Después de años de matrimonio con Arnold, nunca imaginé que me echaría de casa sin más que bolsas de la compra en las manos. Pero aquel día todo cambió. Dicen que la venganza es un plato que se sirve frío. Pero, ¿qué ocurre cuando viene con la bendición de la persona de la que tu ex menos sospecha?
“Eres la chica que siempre había estado buscando”, me había dicho Arnold el día que me propuso matrimonio. Llevábamos saliendo casi un año cuando decidimos pasar al siguiente nivel.
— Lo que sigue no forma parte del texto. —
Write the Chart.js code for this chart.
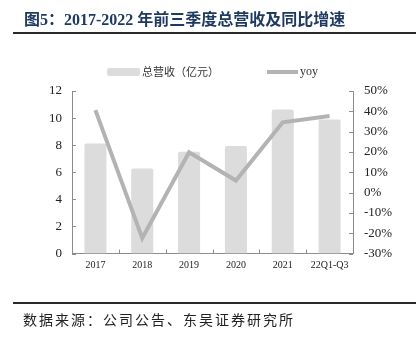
<!DOCTYPE html>
<html>
<head>
<meta charset="utf-8">
<script src="https://cdn.jsdelivr.net/npm/chart.js@4"></script>
<style>
  html, body { margin: 0; padding: 0; background: #fff; }
  #wrap { position: relative; width: 417px; height: 339px; overflow: hidden; }
  #chart { position: absolute; left: 0; top: 0; }
  .title {
    position: absolute; left: 24px; top: 6px; white-space: nowrap;
    font: bold 16px "Liberation Serif", "Noto Sans CJK SC", serif; color: #1f3a60;
  }
  .rule { position: absolute; left: 13px; width: 403px; height: 2px; background: #2a2a2a; }
  .source {
    position: absolute; left: 23px; top: 309px; white-space: nowrap;
    font: 14px "Noto Sans CJK SC", sans-serif; letter-spacing: 2px; color: #222;
  }
</style>
</head>
<body>
<div id="wrap">
  <canvas id="chart" width="417" height="339"></canvas>
  <div class="title">图5：2017-2022 年前三季度总营收及同比增速</div>
  <div class="rule" style="top:32px"></div>
  <div class="rule" style="top:302px"></div>
  <div class="source">数据来源：公司公告、东吴证券研究所</div>
</div>
<script>
// 年份 / 营收（亿元）/ 同比增速（%）
const categories = ['2017', '2018', '2019', '2020', '2021', '22Q1-Q3'];
const revenue = [8.13, 6.27, 7.51, 7.93, 10.64, 9.90];
const yoy = [40.6, -22.5, 19.8, 5.9, 34.6, 37.7];
const revenueLabel = '总营收（亿元）';
const yoyLabel = 'yoy';

const BAR_COLOR = '#dcdcdc';
const LINE_COLOR = '#b3b3b3';
const AXIS_COLOR = '#8c8c8c';
const serif = 'Liberation Serif';

// 刻度线朝内画 + 图例
const extras = {
  id: 'extras',
  afterDraw(chart) {
    const ctx = chart.ctx;
    const x = chart.scales.x, yL = chart.scales.y, yR = chart.scales.y1;
    const area = chart.chartArea;
    ctx.save();
    ctx.strokeStyle = AXIS_COLOR;
    ctx.lineWidth = 1;
    ctx.beginPath();
    yL.ticks.forEach(t => {
      const py = Math.round(yL.getPixelForValue(t.value)) + 0.5;
      ctx.moveTo(area.left, py); ctx.lineTo(area.left + 4, py);
    });
    yR.ticks.forEach(t => {
      const py = Math.round(yR.getPixelForValue(t.value)) + 0.5;
      ctx.moveTo(area.right - 4, py); ctx.lineTo(area.right, py);
    });
    const half = (x.getPixelForValue(1) - x.getPixelForValue(0)) / 2;
    for (let i = 0; i <= categories.length; i++) {
      const px = Math.round(x.getPixelForValue(i) - half) + 0.5;
      ctx.moveTo(px, area.bottom); ctx.lineTo(px, area.bottom - 4);
    }
    ctx.stroke();

    // 图例
    ctx.fillStyle = BAR_COLOR;
    ctx.beginPath();
    ctx.roundRect(107, 68, 33, 8, 2);
    ctx.fill();
    ctx.fillStyle = '#333';
    ctx.textBaseline = 'middle';
    ctx.font = '11px "Noto Sans CJK SC"';
    ctx.fillText(revenueLabel, 142, 72);
    ctx.strokeStyle = LINE_COLOR;
    ctx.lineWidth = 4;
    ctx.beginPath();
    ctx.moveTo(267, 72); ctx.lineTo(298, 72);
    ctx.stroke();
    ctx.font = '12px "' + serif + '"';
    ctx.fillText(yoyLabel, 300, 72);
    ctx.restore();
  }
};

new Chart(document.getElementById('chart'), {
  data: {
    labels: categories,
    datasets: [
      {
        type: 'line', label: yoyLabel, data: yoy, yAxisID: 'y1',
        borderColor: LINE_COLOR, borderWidth: 4, pointRadius: 0, tension: 0, order: 0
      },
      {
        type: 'bar', label: revenueLabel, data: revenue, yAxisID: 'y',
        backgroundColor: BAR_COLOR, borderRadius: 2,
        categoryPercentage: 1, barPercentage: 0.47, order: 1
      }
    ]
  },
  options: {
    responsive: false,
    animation: false,
    layout: { padding: { top: 91, left: 0, right: 0, bottom: 63.5 } },
    plugins: { legend: { display: false }, tooltip: { enabled: false } },
    scales: {
      x: {
        grid: { display: false, drawTicks: false },
        border: { color: AXIS_COLOR, width: 1 },
        ticks: { color: '#222', padding: 6, maxRotation: 0, font: { family: serif, size: 10 } },
        afterFit: s => { s.height = 22; }
      },
      y: {
        position: 'left', min: 0, max: 12,
        grid: { display: false, drawTicks: false },
        border: { color: AXIS_COLOR, width: 1 },
        ticks: { stepSize: 2, color: '#222', padding: 10, font: { family: serif, size: 13 } },
        afterFit: s => { s.width = 72; }
      },
      y1: {
        position: 'right', min: -30, max: 50,
        grid: { display: false, drawTicks: false },
        border: { color: AXIS_COLOR, width: 1 },
        ticks: {
          stepSize: 10, color: '#222', padding: 11, font: { family: serif, size: 13 },
          callback: v => v + '%'
        },
        afterFit: s => { s.width = 64; }
      }
    }
  },
  plugins: [extras]
});
</script>
</body>
</html>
Aún puedo imaginármelo arrodillado en aquel pequeño restaurante italiano, con las manos ligeramente temblorosas mientras abría la caja de terciopelo. La pareja de ancianos que estaba a nuestro lado aplaudió cuando dije que sí entre lágrimas de felicidad.
“Prometo hacerte feliz todos los días”, susurró mientras deslizaba el anillo en mi dedo.
Arnold era todo lo que siempre había deseado en un hombre. Era amable y cariñoso, y siempre encontraba la forma de hacerme reír, incluso cuando las cosas se ponían difíciles. No tuve que pensar mucho antes de decir que sí.

Cuando conocí a su padre, Walter, estaba nerviosa. Sinceramente, temía que le dijera a Arnold que no era digna de ser su esposa, pero, para mi sorpresa, nuestra primera interacción fue todo lo contrario de lo que había imaginado.
“Es la mejor decisión que Arnold ha tomado nunca”, dijo Walter, envolviéndome en un abrazo de oso que olía a colonia cara y a puros. “No podría estar más orgulloso de su elección”.

Aquel día, Walter me contó historias de la infancia de Arnold y me aseguró que no tenía que preocuparme por nada porque contaba con todo su apoyo.
“Arnold siempre fue un niño testarudo”, se rió entre dientes, mostrándome viejos álbumes de fotos mientras Arnold ponía los ojos en blanco con buen humor. “Pero cuando se compromete con algo… o con alguien… se entrega por completo”.
Poco después, Arnold y yo nos casamos en una ceremonia íntima con amigos íntimos y familiares. No queríamos un gran acontecimiento nupcial. Sólo queríamos estar rodeados de las personas que más nos querían.

El primer año de nuestro matrimonio fue como una luna de miel prolongada. Estábamos locamente enamorados el uno del otro.
Yo me quedaba en casa mientras Arnold se ocupaba del negocio familiar, una cadena de ferreterías que su padre había construido de la nada.
Cada noche, cuando volvía a casa, me traía un pequeño regalo. Una chocolatina, flores silvestres arrancadas de la carretera o, a veces, simplemente una nota manuscrita en la que me decía lo mucho que significaba para él.

“¿Cómo he tenido tanta suerte?” le preguntaba, y él respondía diciendo que él era el afortunado.
Nuestro vínculo se hizo aún más fuerte cuando dimos la bienvenida al mundo a nuestra hija, Lily. Arnold se transformó de la noche a la mañana en el padre más atento que podría haber imaginado.
“Tiene tus ojos”, susurró, acunando su diminuta figura en la habitación del hospital, con lágrimas corriéndole por la cara. “Perfecta, igual que su madre”.